Des interventions constituées uniquement de signes de ponctuation servent à marquer des réactions non verbales telles que l'étonnement, la perplexité…
‘Extrait du Corpus P6’ ‘*PA1: jleur demande si ils font tourner l' adsl sur macosx il me reponde aplé france telecom’ ‘%add: PI7’ ‘*PI7: qmdr’ ‘%add: PA1’ ‘*PI7: mdr’ ‘%add: PA1’ ‘*PI7: ba qu'es t'a a leur poser des question con aussi :)’ ‘%add: PA1’ ‘*PA1: ...’ ‘%add: PI7’En ce qui concerne les points, nous parlons de suite de points plutôt que de points de suspension dans la mesure où ces unités comportent de deux à n points. Les emplois de suites de points se partagent les valeurs de points et celles de points de suspension décrits par la norme. On peut supposer que des stratégies de facilitation du décodage amènent les locuteurs à utiliser deux points de suite plutôt qu'un seul, ou encore qu'il s'agit d'erreurs de frappe. Les suites de points ont aussi une fonction suspensive ainsi que le montrent les exemples suivants :
‘Extrait du Corpus F4’ ‘*PAM: JE BOSSE MOI nan mais ho lol’ ‘%add: PAG’ ‘*PAM: fau pas croire ’ ‘%add: PAG’ ‘(2)’ ‘*PAG: PAM ben c'est ce qu'on fait.... on croit pas’ ‘%add: PAM’ ‘Extrait du Corpus F3 ’ ‘*PZZ: PCK doit aller chez l'ophtalmo depuis .. 2 ans’Dans les IRC, pour se signaler comme présent dans un canal, un participant peut utiliser la commande away 172 . Certains utilisent des ponctuations pour signaler qu'ils sont de retour devant leur clavier et disponibles. L'envoi d'un message constitué d'un point seulement, par exemple, a l'avantage de faire apparaître le surnom de son émetteur dans l'espace d'activité du canal i. e. la zone sur laquelle se concentre le plus l'attention de tous les locuteurs participants et lui permet donc de susciter probablement plus de réactions à son égard. Mais les caractères de ponctuation employés comme phatiques ne relèvent que d'un phénomène marginal.

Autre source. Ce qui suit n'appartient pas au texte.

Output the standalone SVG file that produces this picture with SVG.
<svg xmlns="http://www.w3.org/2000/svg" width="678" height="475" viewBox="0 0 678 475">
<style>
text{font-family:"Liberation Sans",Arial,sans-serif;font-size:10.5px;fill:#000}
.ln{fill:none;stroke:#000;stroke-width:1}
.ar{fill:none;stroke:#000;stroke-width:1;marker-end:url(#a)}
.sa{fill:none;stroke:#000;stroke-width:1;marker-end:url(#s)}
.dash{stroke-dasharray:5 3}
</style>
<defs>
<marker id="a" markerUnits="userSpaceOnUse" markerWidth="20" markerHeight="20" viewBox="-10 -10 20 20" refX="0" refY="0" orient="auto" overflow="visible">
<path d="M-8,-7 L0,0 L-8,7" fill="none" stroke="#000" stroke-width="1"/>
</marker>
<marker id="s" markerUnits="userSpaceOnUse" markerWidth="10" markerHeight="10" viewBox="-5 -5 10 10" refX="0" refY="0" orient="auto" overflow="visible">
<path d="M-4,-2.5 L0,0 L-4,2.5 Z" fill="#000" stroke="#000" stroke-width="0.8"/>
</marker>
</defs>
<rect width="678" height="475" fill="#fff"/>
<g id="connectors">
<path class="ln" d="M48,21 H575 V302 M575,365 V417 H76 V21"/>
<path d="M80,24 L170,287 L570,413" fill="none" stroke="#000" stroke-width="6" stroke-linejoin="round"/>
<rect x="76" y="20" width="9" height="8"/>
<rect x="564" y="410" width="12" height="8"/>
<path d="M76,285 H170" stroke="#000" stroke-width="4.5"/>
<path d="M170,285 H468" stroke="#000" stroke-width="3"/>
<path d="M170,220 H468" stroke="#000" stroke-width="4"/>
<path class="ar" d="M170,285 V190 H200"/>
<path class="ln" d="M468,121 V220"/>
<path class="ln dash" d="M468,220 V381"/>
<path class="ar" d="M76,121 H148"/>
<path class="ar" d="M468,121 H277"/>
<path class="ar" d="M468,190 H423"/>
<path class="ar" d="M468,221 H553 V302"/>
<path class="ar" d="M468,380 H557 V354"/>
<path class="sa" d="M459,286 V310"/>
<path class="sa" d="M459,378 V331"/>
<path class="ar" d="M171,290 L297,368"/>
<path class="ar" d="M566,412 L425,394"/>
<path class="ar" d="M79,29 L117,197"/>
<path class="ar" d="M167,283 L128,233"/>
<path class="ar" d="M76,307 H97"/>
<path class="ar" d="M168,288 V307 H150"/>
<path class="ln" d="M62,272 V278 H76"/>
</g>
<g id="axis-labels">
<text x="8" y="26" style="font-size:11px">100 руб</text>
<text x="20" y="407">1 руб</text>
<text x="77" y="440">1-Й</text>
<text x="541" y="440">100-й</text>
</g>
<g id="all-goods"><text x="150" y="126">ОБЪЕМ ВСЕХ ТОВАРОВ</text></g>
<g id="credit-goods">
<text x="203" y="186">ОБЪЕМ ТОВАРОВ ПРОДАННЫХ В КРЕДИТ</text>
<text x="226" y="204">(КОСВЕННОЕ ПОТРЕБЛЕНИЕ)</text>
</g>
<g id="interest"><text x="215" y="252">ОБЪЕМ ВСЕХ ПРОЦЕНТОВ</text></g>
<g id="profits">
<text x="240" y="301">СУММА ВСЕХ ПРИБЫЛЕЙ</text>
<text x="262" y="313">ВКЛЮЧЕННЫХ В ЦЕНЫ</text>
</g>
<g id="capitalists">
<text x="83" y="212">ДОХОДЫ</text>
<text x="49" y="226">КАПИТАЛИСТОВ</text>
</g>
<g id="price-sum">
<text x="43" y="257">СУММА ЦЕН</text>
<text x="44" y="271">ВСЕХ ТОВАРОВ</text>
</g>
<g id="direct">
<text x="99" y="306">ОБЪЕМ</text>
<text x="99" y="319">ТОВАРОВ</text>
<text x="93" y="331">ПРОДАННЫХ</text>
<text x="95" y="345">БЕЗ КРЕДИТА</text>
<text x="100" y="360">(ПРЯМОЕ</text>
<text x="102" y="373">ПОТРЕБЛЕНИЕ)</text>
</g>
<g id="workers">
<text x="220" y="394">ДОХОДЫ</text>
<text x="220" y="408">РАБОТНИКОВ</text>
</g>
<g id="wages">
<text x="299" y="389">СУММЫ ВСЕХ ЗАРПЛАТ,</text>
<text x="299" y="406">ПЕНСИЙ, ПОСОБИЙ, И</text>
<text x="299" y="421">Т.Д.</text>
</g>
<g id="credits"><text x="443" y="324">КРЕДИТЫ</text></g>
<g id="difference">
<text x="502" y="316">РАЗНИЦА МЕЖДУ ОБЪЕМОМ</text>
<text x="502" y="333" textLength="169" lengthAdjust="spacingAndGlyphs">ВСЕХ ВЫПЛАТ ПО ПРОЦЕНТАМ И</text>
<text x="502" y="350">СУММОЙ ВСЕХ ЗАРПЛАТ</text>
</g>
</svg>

Dans nos corpus, l'usage du deux points et du point virgule sont presque exclusivement réservés à la composition d'unités particulières : les frimousses, dont nous traitons à la section suivante. La restriction s'applique au deux points qui est quelquefois utilisé pour signaler que ce qui suit découle de ce qui précède, il fonctionne alors comme un présentatif, un introducteur d'explication.
‘Extrait du Corpus P6 ’ ‘*PCO: PE7 se casse: il a cours de math!’ ‘Extrait du Corpus P3 ’ ‘*PZZ: PAS fait une vois voix effemine efféminée: ouiiiiiiii’Enfin, on remarque à travers les corpus un faible marquage du discours rapporté direct. Les locuteurs se citent assez souvent les uns les autres et cela revêt une forme particulière, dans des cas précis. Si les paroles à rapporter ont été proférées dans la même session, le locuteur citant utilise une petite série de commandes qui permet de recopier les paroles à rapporter (le texte est rigoureusement le même) ainsi que le surnom de leur émetteur.
‘Extrait du Corpus F3’ ‘*PCA marchez bien sur els clous’ ‘(7)’ ‘*PED <PCA> marchez bien sur els clous’Dans l'exemple ci-dessus, le locuteur répète seulement les paroles d'un autre, mais le plus souvent, un énoncé original est lié à la citation, par exemple le locuteur citant estime que le locuteur à qui il s'adresse ne saura pas à laquelle des interventions il réfère, ainsi qu'il en est le cas dans l'extrait présenté ci-dessous.
‘Extrait du Corpus F5’ ‘*PBE: c'est quoi l'extension des domaines marocains...tunisiens?’ ‘*PBE: .ma ?’ ‘(10)’ ‘*PAX: <PBE> c'est quoi l'extension des domaines marocains...tunisiens?----------que veux-tu dire?’ ‘%add: PBE’Il s'insère alors le plus souvent un groupe de caractères séparateurs, ainsi qu'on peut l'observer dans l'exemple précédent, entre la citation et la partie originale de l'énoncé. Ce groupe de caractères peut être une série de tirets, une série d'espaces, ou des caractères combinés pour former une flèche ayant alors de surcroît une fonction de monstration.
‘Extrait du Corpus F8’ ‘*PAV: <PEK> donne moi un voice <------ encore un qui croit que je suis à son service’Dans le cas où la quantité de parole à rapporter est minime, ou lorsque les paroles à rapporter sont temporellement éloignées, cette fonctionnalité n'est pas utilisée (le texte est modifié).